- [WRITTEN INSTRUCTION]: The lines from the top of the material below through the line containing "0.212, 0.157, 0.076, 0.002]" are to be printed exactly, with pictures omitted.

════

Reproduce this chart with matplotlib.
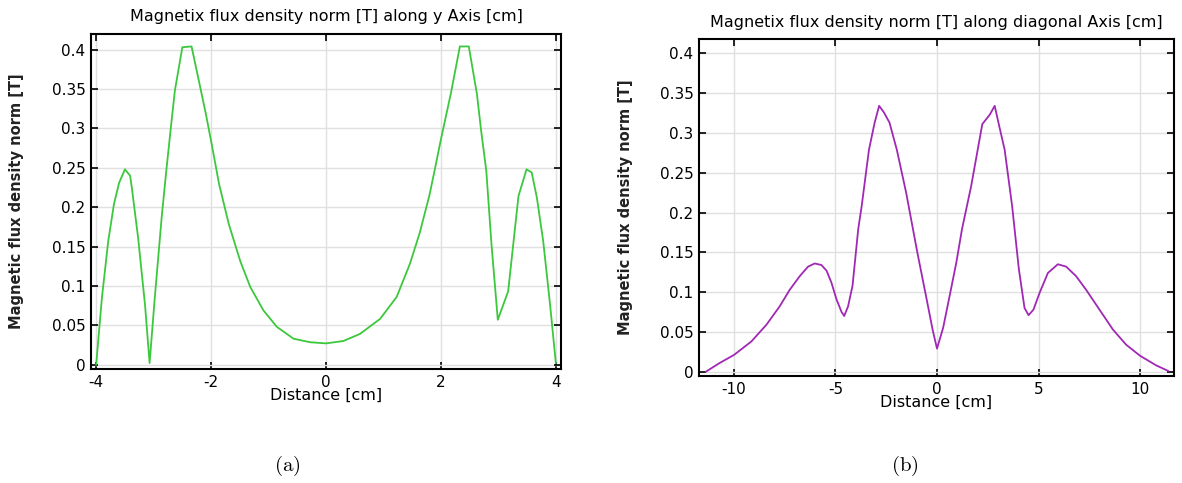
import matplotlib
matplotlib.use("Agg")
import matplotlib.pyplot as plt
import numpy as np

# along y axis (a)
y_dist = [-4.0, -3.90, -3.79, -3.69, -3.60, -3.50, -3.41, -3.38, -3.27, -3.15,
          -3.07, -2.98, -2.86, -2.78, -2.69, -2.63, -2.50, -2.34, -2.20, -2.09,
          -2.0, -1.86, -1.69, -1.49, -1.32, -1.09, -0.855, -0.566, -0.277, 0.0,
          0.30, 0.59, 0.94, 1.23, 1.46, 1.63, 1.80, 1.90, 2.0, 2.175, 2.33,
          2.485, 2.626, 2.70, 2.79, 2.88, 2.99, 3.17, 3.35, 3.49, 3.58,
          3.67, 3.78, 3.90, 4.0]
y_norm = [0.0, 0.085, 0.157, 0.204, 0.231, 0.248, 0.240, 0.225, 0.161, 0.076,
          0.002, 0.085, 0.187, 0.246, 0.308, 0.348, 0.403, 0.404, 0.356, 0.318,
          0.284, 0.229, 0.178, 0.131, 0.099, 0.069, 0.048, 0.033, 0.0285, 0.027,
          0.030, 0.039, 0.058, 0.086, 0.128, 0.167, 0.215, 0.250, 0.286, 0.345, 0.404,
          0.404, 0.344, 0.297, 0.246, 0.153, 0.057, 0.093, 0.214, 0.248, 0.244,
          0.212, 0.157, 0.076, 0.002]

# along diagonal (b)
d_dist = [-11.38, -10.7, -10.0, -9.14, -8.40, -7.75, -7.25, -6.76, -6.35, -6.02,
          -5.69, -5.44, -5.20, -4.95, -4.70, -4.57, -4.38, -4.16, -3.88, -3.71,
          -3.35, -3.07, -2.85, -2.62, -2.34, -1.98, -1.52, -0.97, -0.51, -0.21,
          0.0, 0.30, 0.62, 0.95, 1.23, 1.68, 2.23, 2.60, 2.84, 3.06,
          3.33, 3.70, 4.03, 4.31, 4.51, 4.75, 5.05, 5.46, 5.95, 6.36,
          6.85, 7.34, 8.0, 8.66, 9.31, 10.0, 10.79, 11.38]
d_norm = [0.0, 0.011, 0.021, 0.038, 0.059, 0.082, 0.103, 0.120, 0.132, 0.136,
          0.134, 0.127, 0.112, 0.091, 0.075, 0.070, 0.082, 0.108, 0.179, 0.208,
          0.279, 0.313, 0.334, 0.326, 0.313, 0.279, 0.225, 0.150, 0.091, 0.052,
          0.029, 0.055, 0.095, 0.137, 0.179, 0.233, 0.311, 0.323, 0.334, 0.309,
          0.279, 0.208, 0.129, 0.080, 0.071, 0.078, 0.099, 0.124, 0.135, 0.132,
          0.120, 0.103, 0.078, 0.053, 0.034, 0.020, 0.008, 0.001]

y_ticks = [0, 0.05, 0.1, 0.15, 0.2, 0.25, 0.3, 0.35, 0.4]
y_ticklabels = ['0', '0.05', '0.1', '0.15', '0.2', '0.25', '0.3', '0.35', '0.4']

plt.rcParams['mathtext.fontset'] = 'cm'

W, H = 1182, 483
fig = plt.figure(figsize=(W / 100, H / 100), dpi=100)

def style(ax, xticks, title):
    ax.set_yticks(y_ticks)
    ax.set_yticklabels(y_ticklabels)
    ax.set_xticks(xticks)
    ax.set_xticklabels([str(t) for t in xticks])
    ax.grid(True, color='#e0e0e0', linewidth=1.0)
    ax.set_axisbelow(True)
    ax.tick_params(direction='in', length=5, width=1.2, top=True, right=True,
                   labelsize=11, pad=4)
    for s in ax.spines.values():
        s.set_linewidth(1.5)
    ax.set_title(title, fontsize=11.5, pad=9)
    ax.set_xlabel('Distance [cm]', fontsize=11.5, labelpad=-1)
    ax.set_ylabel('Magnetic flux density norm [T]', fontsize=10.5, fontweight='bold',
                  color='#222222')

# (a)
ax1 = fig.add_axes([91 / W, 1 - 369 / H, (561 - 91) / W, (369 - 34) / H])
ax1.plot(y_dist, y_norm, color='#3cc83c', linewidth=1.3)
ax1.set_xlim(-4.09, 4.09)
ax1.set_ylim(-0.0055, 0.4198)
style(ax1, [-4, -2, 0, 2, 4], 'Magnetix flux density norm [T] along y Axis [cm]')
ax1.yaxis.set_label_coords(-0.142, 0.5)

# (b)
ax2 = fig.add_axes([699 / W, 1 - 376 / H, (1174 - 699) / W, (376 - 39) / H])
ax2.plot(d_dist, d_norm, color='#a028b4', linewidth=1.3)
ax2.set_xlim(-11.72, 11.67)
ax2.set_ylim(-0.0054, 0.418)
style(ax2, [-10, -5, 0, 5, 10], 'Magnetix flux density norm [T] along diagonal Axis [cm]')
ax2.yaxis.set_label_coords(-0.138, 0.5)

fig.text(287 / W, 1 - 466 / H, r'$\mathrm{(a)}$', fontsize=15, ha='center', va='center')
fig.text(905 / W, 1 - 466 / H, r'$\mathrm{(b)}$', fontsize=15, ha='center', va='center')

fig.savefig('out.png', dpi=100)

════

- [SOLUTION TO THIS PROBLEM]:
Reproduce this chart with matplotlib.
import matplotlib
matplotlib.use("Agg")
import matplotlib.pyplot as plt
import numpy as np

# along y axis (a)
y_dist = [-4.0, -3.90, -3.79, -3.69, -3.60, -3.50, -3.41, -3.38, -3.27, -3.15,
          -3.07, -2.98, -2.86, -2.78, -2.69, -2.63, -2.50, -2.34, -2.20, -2.09,
          -2.0, -1.86, -1.69, -1.49, -1.32, -1.09, -0.855, -0.566, -0.277, 0.0,
          0.30, 0.59, 0.94, 1.23, 1.46, 1.63, 1.80, 1.90, 2.0, 2.175, 2.33,
          2.485, 2.626, 2.70, 2.79, 2.88, 2.99, 3.17, 3.35, 3.49, 3.58,
          3.67, 3.78, 3.90, 4.0]
y_norm = [0.0, 0.085, 0.157, 0.204, 0.231, 0.248, 0.240, 0.225, 0.161, 0.076,
          0.002, 0.085, 0.187, 0.246, 0.308, 0.348, 0.403, 0.404, 0.356, 0.318,
          0.284, 0.229, 0.178, 0.131, 0.099, 0.069, 0.048, 0.033, 0.0285, 0.027,
          0.030, 0.039, 0.058, 0.086, 0.128, 0.167, 0.215, 0.250, 0.286, 0.345, 0.404,
          0.404, 0.344, 0.297, 0.246, 0.153, 0.057, 0.093, 0.214, 0.248, 0.244,
          0.212, 0.157, 0.076, 0.002]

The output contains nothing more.